The impact of failing to prepare was evident when COVID arrived in 2020. Two years earlier, President Donald Trump had eliminated the federal response team tasked with preparing for a pandemic, reportedly as a cost-cutting measure. In the early days of the pandemic, Trump insisted that the virus would “disappear”; he also suggested the possibility of killing it by infusing light or disinfectant into the body.

More than 1 million deaths in the U.S. have been attributed to COVID.
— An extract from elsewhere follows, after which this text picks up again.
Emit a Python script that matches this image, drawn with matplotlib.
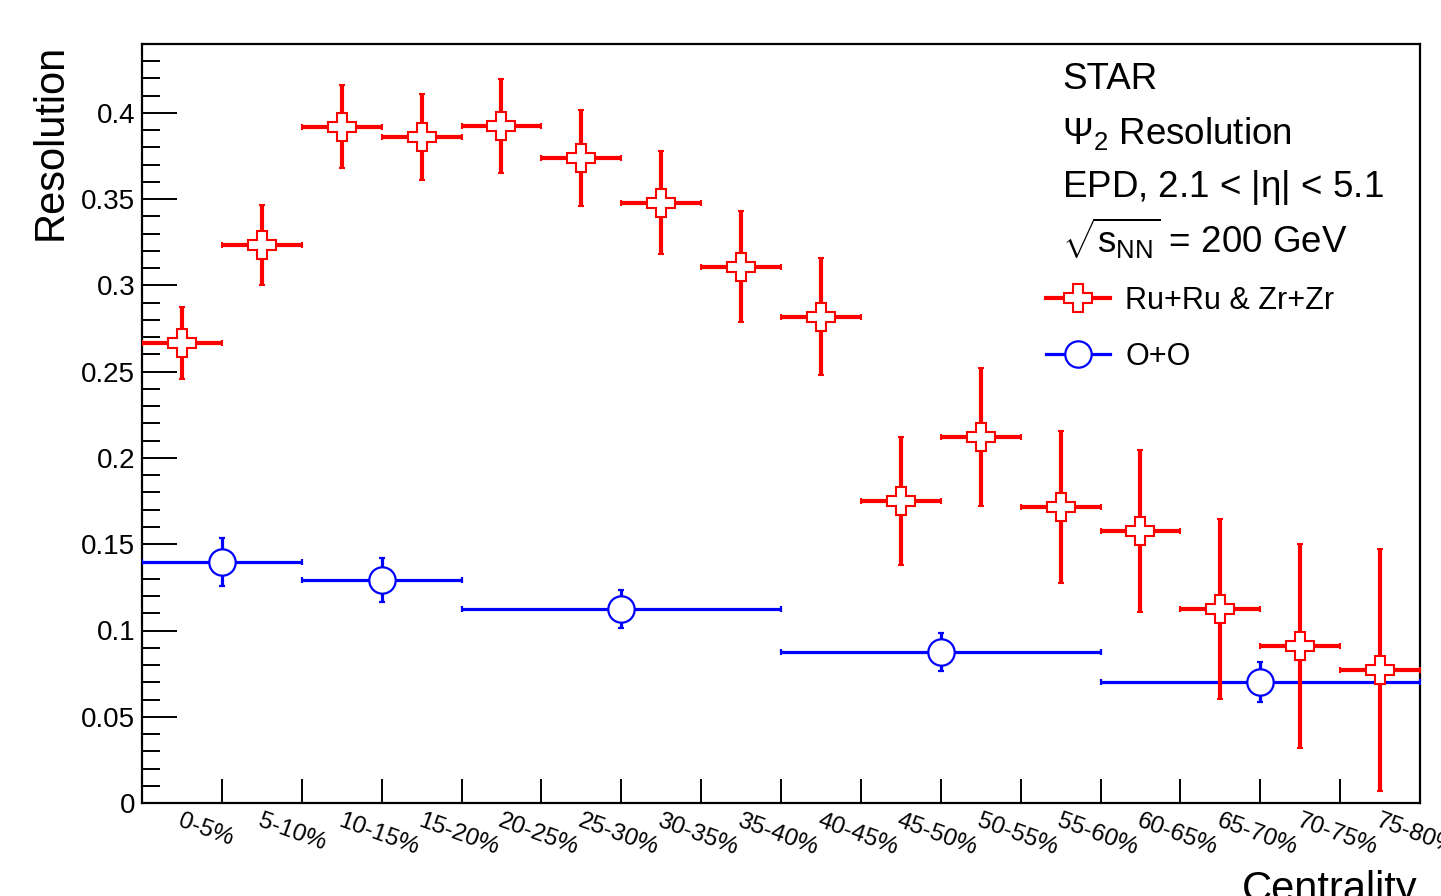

Despite that failure, congressional Republicans are approaching the matter with the same lack of seriousness, focusing instead on conspiracy theories. It is reminiscent of a Trump initiative to find voter fraud following his election in 2016; a commission was convened with great fanfare, but quietly and quickly disbanded after failing to uncover widespread irregularities. It also is akin to efforts in the current Congress to impeach President Joe Biden; after failing to find any “high crimes and misdemeanors,” that effort has largely been abandoned.

Instead of blaming Fauci, investigators should prepare for the next pandemic. As Kizzmekia Corbett, who helped develop a COVID vaccine, wrote for Time magazine: “The federal government needs to change the paradigm that defines our federal research focuses, with an emphasis on being proactive instead of reactive.”

Being proactive means investing in public health, bolstering response mechanisms and giving the public a reason to trust in our institutions and medical professionals. It does not mean engaging in theatrics that distract from the task at hand.